▶ _Request_
Can you write out every line from the start of the records below through the line containing "tick_labels = ['0', '0.25', '0.5', '0.75', '1']", leaving out any pictures?

- - - - - - -

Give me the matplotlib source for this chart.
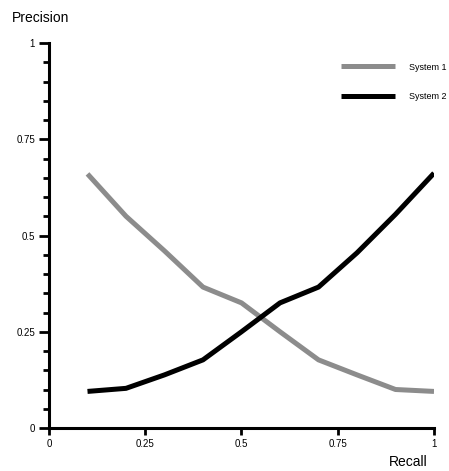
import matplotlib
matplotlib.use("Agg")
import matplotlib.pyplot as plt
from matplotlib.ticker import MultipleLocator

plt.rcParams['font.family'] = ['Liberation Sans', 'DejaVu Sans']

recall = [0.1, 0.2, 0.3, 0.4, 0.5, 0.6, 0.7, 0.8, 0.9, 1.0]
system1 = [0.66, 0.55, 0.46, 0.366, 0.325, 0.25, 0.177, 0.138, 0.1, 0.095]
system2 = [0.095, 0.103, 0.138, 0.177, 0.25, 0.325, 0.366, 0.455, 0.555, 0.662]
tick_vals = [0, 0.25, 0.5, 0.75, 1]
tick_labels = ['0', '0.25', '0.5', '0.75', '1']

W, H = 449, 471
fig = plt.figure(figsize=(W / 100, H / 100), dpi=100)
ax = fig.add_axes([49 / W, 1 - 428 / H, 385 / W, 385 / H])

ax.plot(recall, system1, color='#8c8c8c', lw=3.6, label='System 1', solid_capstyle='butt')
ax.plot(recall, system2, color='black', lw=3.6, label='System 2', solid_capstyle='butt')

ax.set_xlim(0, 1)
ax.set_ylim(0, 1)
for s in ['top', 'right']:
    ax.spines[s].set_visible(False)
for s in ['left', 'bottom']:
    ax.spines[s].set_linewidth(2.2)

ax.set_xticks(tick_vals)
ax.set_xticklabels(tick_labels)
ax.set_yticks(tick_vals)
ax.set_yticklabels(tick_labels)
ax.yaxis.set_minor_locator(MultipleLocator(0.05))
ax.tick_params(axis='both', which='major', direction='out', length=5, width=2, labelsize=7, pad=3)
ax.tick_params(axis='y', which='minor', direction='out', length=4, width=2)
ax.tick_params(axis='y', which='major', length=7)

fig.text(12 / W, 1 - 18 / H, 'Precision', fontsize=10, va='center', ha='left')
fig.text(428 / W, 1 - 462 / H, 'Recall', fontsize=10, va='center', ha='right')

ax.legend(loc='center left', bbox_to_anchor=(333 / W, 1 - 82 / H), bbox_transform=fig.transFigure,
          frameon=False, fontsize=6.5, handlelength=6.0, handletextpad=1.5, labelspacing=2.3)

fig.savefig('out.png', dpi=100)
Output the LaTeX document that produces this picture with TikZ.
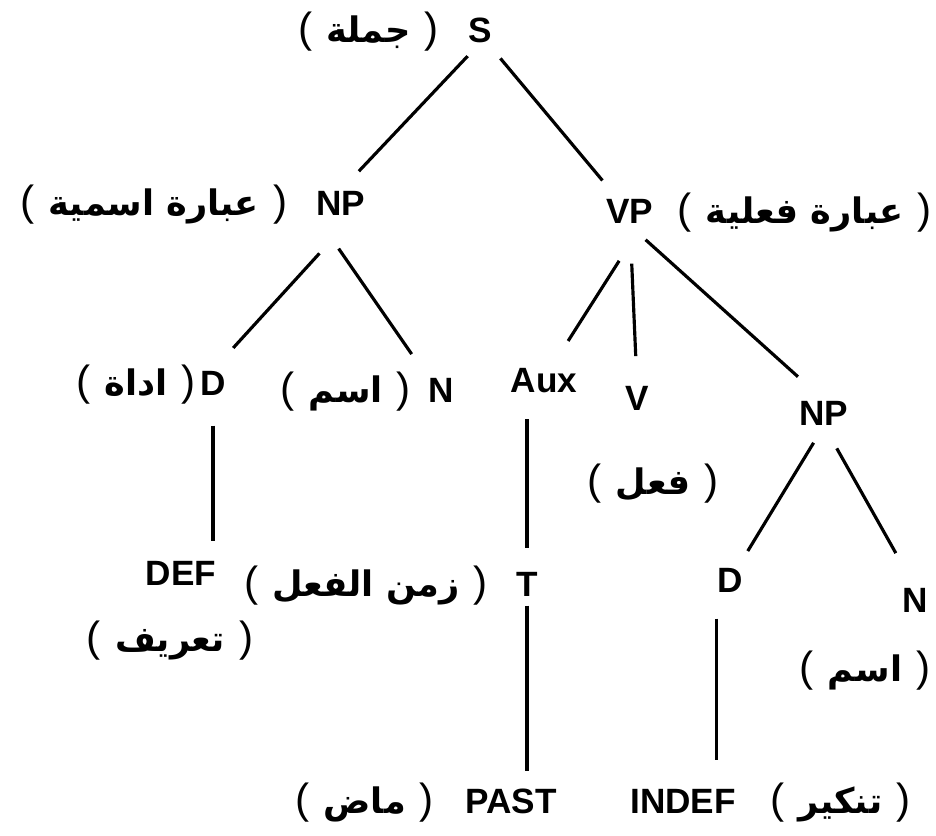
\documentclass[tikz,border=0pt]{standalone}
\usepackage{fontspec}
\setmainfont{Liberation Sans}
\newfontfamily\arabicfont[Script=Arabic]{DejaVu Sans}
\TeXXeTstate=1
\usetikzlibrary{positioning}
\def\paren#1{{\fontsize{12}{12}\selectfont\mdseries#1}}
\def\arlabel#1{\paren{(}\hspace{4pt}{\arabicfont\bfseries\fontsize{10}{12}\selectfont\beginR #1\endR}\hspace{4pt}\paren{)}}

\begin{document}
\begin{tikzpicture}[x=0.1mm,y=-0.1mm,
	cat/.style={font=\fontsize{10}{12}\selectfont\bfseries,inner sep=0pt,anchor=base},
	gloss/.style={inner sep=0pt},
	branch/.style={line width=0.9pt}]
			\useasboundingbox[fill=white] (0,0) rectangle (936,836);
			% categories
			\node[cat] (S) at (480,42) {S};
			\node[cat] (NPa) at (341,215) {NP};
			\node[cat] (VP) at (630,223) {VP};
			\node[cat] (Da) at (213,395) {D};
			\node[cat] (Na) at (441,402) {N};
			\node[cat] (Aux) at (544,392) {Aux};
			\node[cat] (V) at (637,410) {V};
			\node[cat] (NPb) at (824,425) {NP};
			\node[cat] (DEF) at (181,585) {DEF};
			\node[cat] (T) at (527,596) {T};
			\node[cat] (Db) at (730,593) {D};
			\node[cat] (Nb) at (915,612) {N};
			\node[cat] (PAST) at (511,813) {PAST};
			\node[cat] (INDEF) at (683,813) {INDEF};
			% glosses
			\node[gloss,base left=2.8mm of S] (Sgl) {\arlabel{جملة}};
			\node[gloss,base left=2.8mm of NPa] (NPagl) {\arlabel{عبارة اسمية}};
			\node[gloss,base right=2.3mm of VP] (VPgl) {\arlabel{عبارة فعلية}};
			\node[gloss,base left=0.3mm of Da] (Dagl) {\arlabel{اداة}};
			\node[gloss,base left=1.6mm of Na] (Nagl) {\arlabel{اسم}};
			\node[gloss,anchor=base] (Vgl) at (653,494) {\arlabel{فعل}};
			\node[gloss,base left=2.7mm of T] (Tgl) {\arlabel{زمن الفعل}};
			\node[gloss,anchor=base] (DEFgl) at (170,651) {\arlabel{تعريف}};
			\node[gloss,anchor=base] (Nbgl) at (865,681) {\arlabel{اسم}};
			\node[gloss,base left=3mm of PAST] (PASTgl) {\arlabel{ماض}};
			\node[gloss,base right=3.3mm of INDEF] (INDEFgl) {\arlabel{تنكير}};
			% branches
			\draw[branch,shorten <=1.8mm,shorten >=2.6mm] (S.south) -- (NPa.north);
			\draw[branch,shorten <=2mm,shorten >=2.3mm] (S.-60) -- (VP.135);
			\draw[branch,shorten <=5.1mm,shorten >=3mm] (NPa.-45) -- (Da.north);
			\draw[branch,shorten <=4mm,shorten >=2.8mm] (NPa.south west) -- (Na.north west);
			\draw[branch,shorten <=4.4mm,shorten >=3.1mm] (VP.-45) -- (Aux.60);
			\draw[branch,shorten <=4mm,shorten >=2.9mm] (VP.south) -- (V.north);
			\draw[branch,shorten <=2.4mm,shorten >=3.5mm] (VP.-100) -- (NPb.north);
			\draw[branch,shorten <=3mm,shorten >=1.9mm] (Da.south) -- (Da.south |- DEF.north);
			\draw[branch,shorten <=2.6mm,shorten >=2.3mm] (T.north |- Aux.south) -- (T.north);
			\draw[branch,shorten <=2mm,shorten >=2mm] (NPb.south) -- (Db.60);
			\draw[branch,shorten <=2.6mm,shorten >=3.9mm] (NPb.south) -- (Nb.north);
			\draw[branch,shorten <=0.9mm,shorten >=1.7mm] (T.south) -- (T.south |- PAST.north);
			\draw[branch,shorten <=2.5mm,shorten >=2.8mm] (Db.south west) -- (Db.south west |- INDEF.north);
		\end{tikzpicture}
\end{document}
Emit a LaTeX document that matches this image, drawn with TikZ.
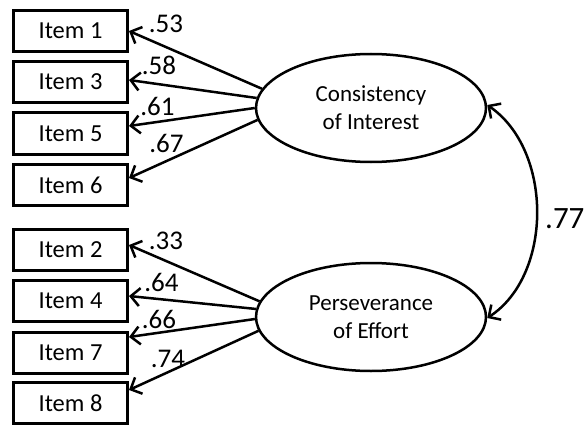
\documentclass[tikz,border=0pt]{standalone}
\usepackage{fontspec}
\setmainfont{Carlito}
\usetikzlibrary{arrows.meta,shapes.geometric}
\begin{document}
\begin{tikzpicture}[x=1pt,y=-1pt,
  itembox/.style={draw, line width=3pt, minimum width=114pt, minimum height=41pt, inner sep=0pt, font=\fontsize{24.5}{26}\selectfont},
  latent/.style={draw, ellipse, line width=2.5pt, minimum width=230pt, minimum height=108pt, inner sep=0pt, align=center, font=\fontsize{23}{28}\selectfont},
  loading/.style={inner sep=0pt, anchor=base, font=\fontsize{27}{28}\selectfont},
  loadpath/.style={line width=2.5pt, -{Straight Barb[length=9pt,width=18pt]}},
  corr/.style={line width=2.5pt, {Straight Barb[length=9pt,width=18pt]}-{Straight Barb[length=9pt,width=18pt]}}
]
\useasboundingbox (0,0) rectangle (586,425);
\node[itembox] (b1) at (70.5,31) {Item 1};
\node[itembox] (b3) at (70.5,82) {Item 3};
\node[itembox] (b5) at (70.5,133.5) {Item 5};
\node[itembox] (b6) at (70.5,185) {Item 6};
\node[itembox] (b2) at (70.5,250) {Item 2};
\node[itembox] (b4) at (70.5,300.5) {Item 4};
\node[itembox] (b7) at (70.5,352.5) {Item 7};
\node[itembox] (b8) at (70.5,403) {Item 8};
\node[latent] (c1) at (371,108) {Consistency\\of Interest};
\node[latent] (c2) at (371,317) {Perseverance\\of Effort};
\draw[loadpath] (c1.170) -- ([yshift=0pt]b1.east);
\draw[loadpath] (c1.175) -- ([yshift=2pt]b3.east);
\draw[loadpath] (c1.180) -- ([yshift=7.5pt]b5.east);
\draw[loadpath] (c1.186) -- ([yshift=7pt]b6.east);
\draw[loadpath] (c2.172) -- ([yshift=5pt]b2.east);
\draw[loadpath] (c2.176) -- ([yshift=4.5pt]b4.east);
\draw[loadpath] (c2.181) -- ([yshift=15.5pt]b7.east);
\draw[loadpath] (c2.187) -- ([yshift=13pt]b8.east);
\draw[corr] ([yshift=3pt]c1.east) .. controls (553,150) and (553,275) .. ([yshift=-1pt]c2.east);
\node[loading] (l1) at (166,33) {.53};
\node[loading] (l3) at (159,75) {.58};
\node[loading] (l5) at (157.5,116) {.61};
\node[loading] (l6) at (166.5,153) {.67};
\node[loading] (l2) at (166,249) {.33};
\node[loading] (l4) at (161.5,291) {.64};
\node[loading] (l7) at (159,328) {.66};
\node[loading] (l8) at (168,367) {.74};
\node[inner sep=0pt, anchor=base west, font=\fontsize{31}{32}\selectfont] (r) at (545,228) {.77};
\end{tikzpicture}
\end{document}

- - - - - - -

▶ _Written answer_
Give me the matplotlib source for this chart.
import matplotlib
matplotlib.use("Agg")
import matplotlib.pyplot as plt
from matplotlib.ticker import MultipleLocator

plt.rcParams['font.family'] = ['Liberation Sans', 'DejaVu Sans']

recall = [0.1, 0.2, 0.3, 0.4, 0.5, 0.6, 0.7, 0.8, 0.9, 1.0]
system1 = [0.66, 0.55, 0.46, 0.366, 0.325, 0.25, 0.177, 0.138, 0.1, 0.095]
system2 = [0.095, 0.103, 0.138, 0.177, 0.25, 0.325, 0.366, 0.455, 0.555, 0.662]
tick_vals = [0, 0.25, 0.5, 0.75, 1]
tick_labels = ['0', '0.25', '0.5', '0.75', '1']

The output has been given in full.